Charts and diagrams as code
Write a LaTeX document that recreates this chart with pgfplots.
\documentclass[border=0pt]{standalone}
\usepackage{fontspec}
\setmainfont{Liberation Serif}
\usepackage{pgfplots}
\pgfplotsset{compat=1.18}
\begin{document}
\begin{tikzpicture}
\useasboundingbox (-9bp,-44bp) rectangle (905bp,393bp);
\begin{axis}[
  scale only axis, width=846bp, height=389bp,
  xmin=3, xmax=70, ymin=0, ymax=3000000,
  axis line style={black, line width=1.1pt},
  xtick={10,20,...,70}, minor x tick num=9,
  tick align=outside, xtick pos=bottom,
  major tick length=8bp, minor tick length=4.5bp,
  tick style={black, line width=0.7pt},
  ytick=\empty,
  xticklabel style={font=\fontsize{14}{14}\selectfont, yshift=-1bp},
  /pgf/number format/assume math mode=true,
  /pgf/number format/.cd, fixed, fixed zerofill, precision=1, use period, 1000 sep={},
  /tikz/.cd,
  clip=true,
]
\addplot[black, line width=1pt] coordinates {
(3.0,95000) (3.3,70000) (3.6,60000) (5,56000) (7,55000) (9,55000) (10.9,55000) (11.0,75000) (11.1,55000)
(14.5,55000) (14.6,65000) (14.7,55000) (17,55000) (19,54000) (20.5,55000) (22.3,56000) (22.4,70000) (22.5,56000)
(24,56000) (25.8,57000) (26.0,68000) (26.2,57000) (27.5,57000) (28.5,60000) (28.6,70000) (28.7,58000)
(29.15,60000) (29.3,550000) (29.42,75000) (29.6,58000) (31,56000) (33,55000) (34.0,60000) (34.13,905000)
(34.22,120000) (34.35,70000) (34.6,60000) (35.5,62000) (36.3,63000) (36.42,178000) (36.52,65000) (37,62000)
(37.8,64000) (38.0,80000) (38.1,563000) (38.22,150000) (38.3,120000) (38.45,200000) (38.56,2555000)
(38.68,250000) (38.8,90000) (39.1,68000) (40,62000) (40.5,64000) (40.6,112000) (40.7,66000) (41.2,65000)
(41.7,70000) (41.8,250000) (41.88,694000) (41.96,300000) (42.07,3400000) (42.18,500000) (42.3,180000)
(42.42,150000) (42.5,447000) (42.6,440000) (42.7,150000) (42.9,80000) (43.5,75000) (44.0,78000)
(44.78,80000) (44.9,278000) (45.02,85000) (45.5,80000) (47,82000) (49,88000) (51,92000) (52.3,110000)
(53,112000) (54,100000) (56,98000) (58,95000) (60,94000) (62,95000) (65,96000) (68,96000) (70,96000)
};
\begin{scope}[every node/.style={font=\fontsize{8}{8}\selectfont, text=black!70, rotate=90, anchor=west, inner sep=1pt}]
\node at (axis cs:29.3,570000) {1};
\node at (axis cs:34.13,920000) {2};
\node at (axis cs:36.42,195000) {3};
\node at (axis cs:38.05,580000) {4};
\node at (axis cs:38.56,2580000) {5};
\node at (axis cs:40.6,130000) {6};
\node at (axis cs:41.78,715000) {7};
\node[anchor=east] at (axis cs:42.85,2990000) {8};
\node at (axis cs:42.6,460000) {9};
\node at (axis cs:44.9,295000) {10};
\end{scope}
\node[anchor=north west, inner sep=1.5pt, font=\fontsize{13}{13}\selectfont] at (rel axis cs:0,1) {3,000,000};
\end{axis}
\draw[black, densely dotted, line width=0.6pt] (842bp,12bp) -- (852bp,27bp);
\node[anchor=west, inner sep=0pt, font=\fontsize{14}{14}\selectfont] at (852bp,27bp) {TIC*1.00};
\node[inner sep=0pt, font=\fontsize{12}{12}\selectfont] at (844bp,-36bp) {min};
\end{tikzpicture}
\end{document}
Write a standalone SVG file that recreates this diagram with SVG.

● Work to do: Can you give every line above again, exactly as written?

● Solution to this problem:
Write a LaTeX document that recreates this chart with pgfplots.
\documentclass[border=0pt]{standalone}
\usepackage{fontspec}
\setmainfont{Liberation Serif}
\usepackage{pgfplots}
\pgfplotsset{compat=1.18}
\begin{document}
\begin{tikzpicture}
\useasboundingbox (-9bp,-44bp) rectangle (905bp,393bp);
\begin{axis}[
  scale only axis, width=846bp, height=389bp,
  xmin=3, xmax=70, ymin=0, ymax=3000000,
  axis line style={black, line width=1.1pt},
  xtick={10,20,...,70}, minor x tick num=9,
  tick align=outside, xtick pos=bottom,
  major tick length=8bp, minor tick length=4.5bp,
  tick style={black, line width=0.7pt},
  ytick=\empty,
  xticklabel style={font=\fontsize{14}{14}\selectfont, yshift=-1bp},
  /pgf/number format/assume math mode=true,
  /pgf/number format/.cd, fixed, fixed zerofill, precision=1, use period, 1000 sep={},
  /tikz/.cd,
  clip=true,
]
\addplot[black, line width=1pt] coordinates {
(3.0,95000) (3.3,70000) (3.6,60000) (5,56000) (7,55000) (9,55000) (10.9,55000) (11.0,75000) (11.1,55000)
(14.5,55000) (14.6,65000) (14.7,55000) (17,55000) (19,54000) (20.5,55000) (22.3,56000) (22.4,70000) (22.5,56000)
(24,56000) (25.8,57000) (26.0,68000) (26.2,57000) (27.5,57000) (28.5,60000) (28.6,70000) (28.7,58000)
(29.15,60000) (29.3,550000) (29.42,75000) (29.6,58000) (31,56000) (33,55000) (34.0,60000) (34.13,905000)
(34.22,120000) (34.35,70000) (34.6,60000) (35.5,62000) (36.3,63000) (36.42,178000) (36.52,65000) (37,62000)
(37.8,64000) (38.0,80000) (38.1,563000) (38.22,150000) (38.3,120000) (38.45,200000) (38.56,2555000)
(38.68,250000) (38.8,90000) (39.1,68000) (40,62000) (40.5,64000) (40.6,112000) (40.7,66000) (41.2,65000)
(41.7,70000) (41.8,250000) (41.88,694000) (41.96,300000) (42.07,3400000) (42.18,500000) (42.3,180000)
(42.42,150000) (42.5,447000) (42.6,440000) (42.7,150000) (42.9,80000) (43.5,75000) (44.0,78000)
(44.78,80000) (44.9,278000) (45.02,85000) (45.5,80000) (47,82000) (49,88000) (51,92000) (52.3,110000)
(53,112000) (54,100000) (56,98000) (58,95000) (60,94000) (62,95000) (65,96000) (68,96000) (70,96000)
};
\begin{scope}[every node/.style={font=\fontsize{8}{8}\selectfont, text=black!70, rotate=90, anchor=west, inner sep=1pt}]
\node at (axis cs:29.3,570000) {1};
\node at (axis cs:34.13,920000) {2};
\node at (axis cs:36.42,195000) {3};
\node at (axis cs:38.05,580000) {4};
\node at (axis cs:38.56,2580000) {5};
\node at (axis cs:40.6,130000) {6};
\node at (axis cs:41.78,715000) {7};
\node[anchor=east] at (axis cs:42.85,2990000) {8};
\node at (axis cs:42.6,460000) {9};
\node at (axis cs:44.9,295000) {10};
\end{scope}
\node[anchor=north west, inner sep=1.5pt, font=\fontsize{13}{13}\selectfont] at (rel axis cs:0,1) {3,000,000};
\end{axis}
\draw[black, densely dotted, line width=0.6pt] (842bp,12bp) -- (852bp,27bp);
\node[anchor=west, inner sep=0pt, font=\fontsize{14}{14}\selectfont] at (852bp,27bp) {TIC*1.00};
\node[inner sep=0pt, font=\fontsize{12}{12}\selectfont] at (844bp,-36bp) {min};
\end{tikzpicture}
\end{document}
Write a standalone SVG file that recreates this diagram with SVG.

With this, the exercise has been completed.